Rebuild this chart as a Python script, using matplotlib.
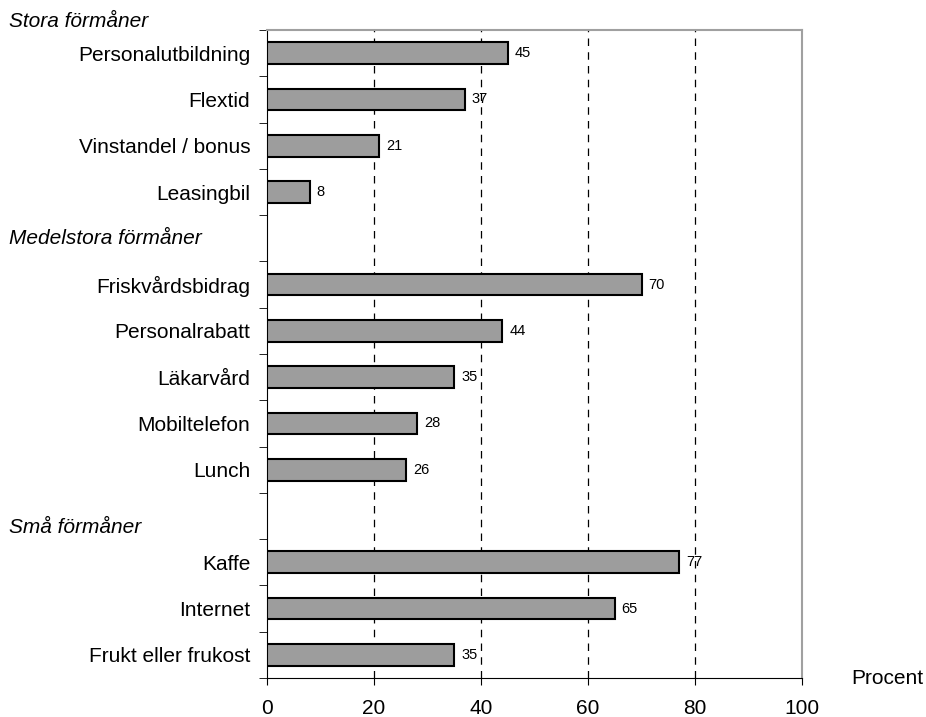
import numpy as np
import matplotlib
matplotlib.use("Agg")
import matplotlib.pyplot as plt
import matplotlib.transforms as mtransforms

plt.rcParams['font.family'] = ['Liberation Sans', 'DejaVu Sans']

# rader uppifrån, tom sträng = tom rad mellan grupperna
labels = ["Personalutbildning", "Flextid", "Vinstandel / bonus", "Leasingbil", "",
          "Friskvårdsbidrag", "Personalrabatt", "Läkarvård", "Mobiltelefon", "Lunch", "",
          "Kaffe", "Internet", "Frukt eller frukost"]
values = [45, 37, 21, 8, None,
          70, 44, 35, 28, 26, None,
          77, 65, 35]
groups = ["Stora förmåner", "Medelstora förmåner", "Små förmåner"]
group_rows = [-0.68, 4.0, 10.25]
xticks = [0, 20, 40, 60, 80, 100]

fig = plt.figure(figsize=(9.26, 7.17), dpi=100)
ax = fig.add_axes([267/926, 39/717, 535/926, 648/717])

rows = np.arange(len(labels))
for i, v in zip(rows, values):
    if v is None:
        continue
    ax.barh(i, v, height=0.47, color='#9d9d9d', edgecolor='black', linewidth=1.5, zorder=3)
    ax.text(v + 1.3, i, str(v), va='center', ha='left', fontsize=10.5, zorder=4)

ax.set_xlim(0, 100)
ax.set_ylim(len(labels) - 0.5, -0.5)
ax.set_xticks(xticks)
ax.set_xticklabels([str(t) for t in xticks], fontsize=15)
ax.tick_params(axis='x', direction='out', length=5, pad=10, color='black')

ax.set_yticks(rows)
ax.set_yticklabels(labels, fontsize=15)
ax.tick_params(axis='y', which='major', length=0, pad=12)
ax.set_yticks(np.arange(len(labels) + 1) - 0.5, minor=True)
ax.tick_params(axis='y', which='minor', direction='out', length=6, color='black')

for g in [20, 40, 60, 80]:
    ax.axvline(g, color='black', linestyle=(0, (6, 5)), linewidth=0.9, zorder=1)

ax.spines['left'].set_color('black')
ax.spines['bottom'].set_color('black')
ax.spines['top'].set_color('#a0a0a0')
ax.spines['right'].set_color('#a0a0a0')
ax.spines['top'].set_linewidth(1.5)
ax.spines['right'].set_linewidth(1.5)

trans = mtransforms.blended_transform_factory(fig.transFigure, ax.transData)
for name, r in zip(groups, group_rows):
    ax.text(9/926, r, name, transform=trans, fontsize=15, style='italic',
            ha='left', va='center', clip_on=False)

fig.text(887/926, 1 - 679/717, "Procent", fontsize=15, ha='center', va='center')

fig.savefig("out.png", dpi=100)
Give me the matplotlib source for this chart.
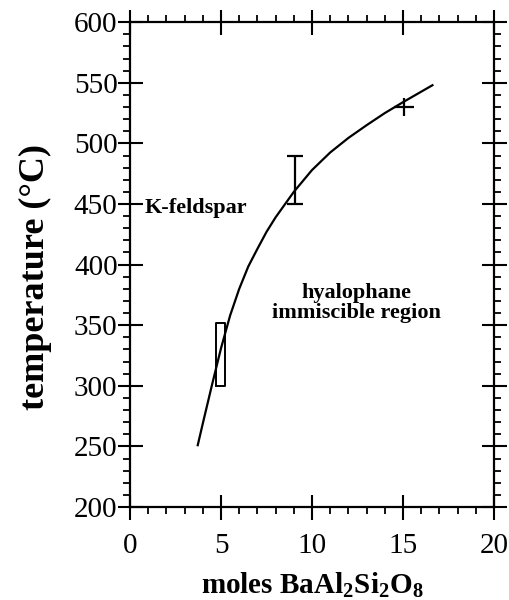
import numpy as np
import matplotlib
matplotlib.use("Agg")
import matplotlib.pyplot as plt
from matplotlib.ticker import MultipleLocator

plt.rcParams['font.family'] = ['Liberation Serif', 'DejaVu Serif']
plt.rcParams['mathtext.fontset'] = 'custom'
plt.rcParams['mathtext.rm'] = 'Liberation Serif'
plt.rcParams['mathtext.bf'] = 'Liberation Serif:bold'

# solvus curve
curve_x = [3.72, 4.0, 4.5, 5.0, 5.5, 6.0, 6.5, 7.0, 7.5, 8.0, 9.0, 10.0,
           11.0, 12.0, 13.0, 14.0, 15.0, 16.62]
curve_t = [251, 269, 300.5, 331, 358, 380, 398.5, 413, 427, 439, 460, 478,
           492.5, 504.5, 515, 525, 534, 548]

# experimental brackets
box_x = [4.72, 5.22]
box_t = [300, 352]
bar_x = 9.05
bar_t = [450, 490]
plus_x, plus_t = 15.05, 530
plus_xerr, plus_terr = 0.55, 7.5

fig = plt.figure(figsize=(5.1, 6.0), dpi=100)
ax = fig.add_axes([0.255, 0.155, 0.7135, 0.808])

ax.plot(curve_x, curve_t, color='black', lw=1.6)

# rectangle bracket
ax.plot([box_x[0], box_x[1], box_x[1], box_x[0], box_x[0]],
        [box_t[0], box_t[0], box_t[1], box_t[1], box_t[0]], color='black', lw=1.4)

# error bar
ax.errorbar([bar_x], [np.mean(bar_t)], yerr=[(bar_t[1] - bar_t[0]) / 2],
            fmt='none', ecolor='black', elinewidth=1.6, capsize=6, capthick=1.6)

# plus marker
ax.errorbar([plus_x], [plus_t], xerr=[plus_xerr], yerr=[plus_terr],
            fmt='none', ecolor='black', elinewidth=1.6, capsize=0)

ax.text(0.8, 447, 'K-feldspar', fontsize=16, fontweight='bold', va='center', ha='left')
ax.text(12.45, 368, 'hyalophane\nimmiscible region', fontsize=16, fontweight='bold',
        va='center', ha='center', linespacing=1.0)

ax.set_xlim(0, 20)
ax.set_ylim(200, 600)
ax.xaxis.set_major_locator(MultipleLocator(5))
ax.xaxis.set_minor_locator(MultipleLocator(1))
ax.yaxis.set_major_locator(MultipleLocator(50))
ax.yaxis.set_minor_locator(MultipleLocator(10))
ax.tick_params(which='major', direction='inout', length=18, width=1.5,
               top=True, right=True, labelsize=21)
ax.tick_params(axis='x', which='major', pad=10)
ax.tick_params(axis='y', which='major', pad=0)
ax.tick_params(which='minor', direction='out', length=5, width=1.3,
               top=True, right=True)
for s in ax.spines.values():
    s.set_linewidth(1.6)

ax.set_xlabel(r'moles BaAl$_\mathbf{2}$Si$_\mathbf{2}$O$_\mathbf{8}$',
              fontsize=21, fontweight='bold', labelpad=8)
ax.set_ylabel('temperature (°C)', fontsize=26, fontweight='bold')
ax.yaxis.set_label_coords(-0.215, 0.474)

fig.savefig('out.png', dpi=100)
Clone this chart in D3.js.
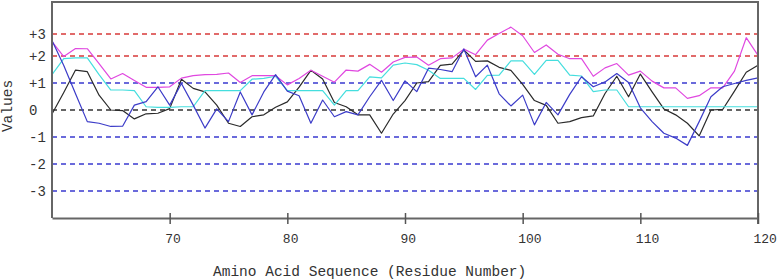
________
From the data above, work out how many lines hold "chart". Answer with the number alone.

> Reply to the exercise
3